Pyotr Stolypin was prime minister of Russia between 1906 and 1911. He was unpopular, although clever, as I learnt when I was reading the excellent A People's Tragedy by Orlando Figes, an 800+ word page tome (error corrected - thanks to John for pointing it out) about the Russian Revolution. Figes mentioned that Stolypin's name was used to describe a couple of nasty things - the Stolypin necktie (a hangman's noose - he ordered the execution of thousands), and the Stolypin car or carriage, the train that transported prisoners to Siberia.

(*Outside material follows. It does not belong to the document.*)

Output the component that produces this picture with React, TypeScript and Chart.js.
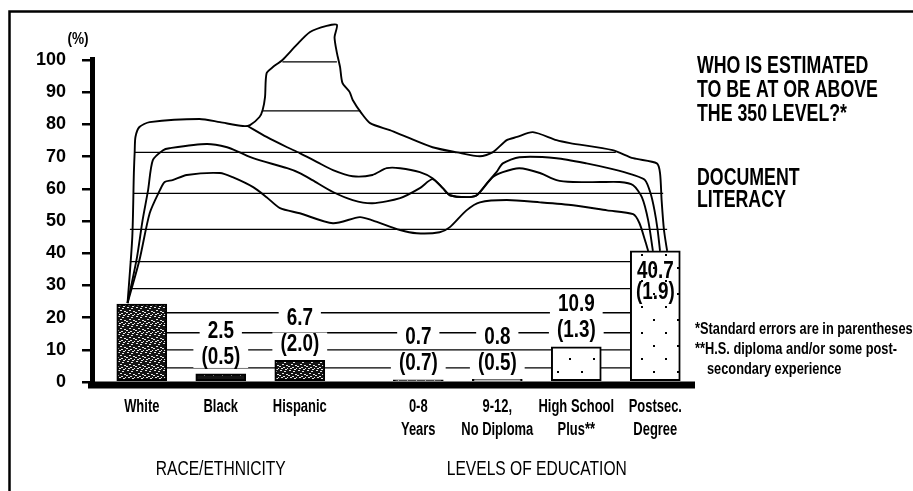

Stolypin is in the OED with these meanings. As one of the citations, a translation from Solzhenitsyn's Gulag Archipelago, makes clear, the word Stolypin to describe a gulag-bound train was still in use many decades after the Revolution.
What have former British prime ministers given their name to, I wonder? Well, there's Earl Grey tea, but as regards the 20th century, the answer is 'not much'. Some words in the OED are based on a particular PM's time in office eg Churchillian, Blairite, Thatcher's child, but several PMs didn't even give rise to words of that type eg Bonar Law, Campbell-Bannerman, Macmillan. Mrs Thatcher does have a presence in the Dictionary, it must be said - see this old post.
It's not unusual to give a euphemistic nickname to an instrument of torture or execution. See this post about the Duke of Exeter's daughter.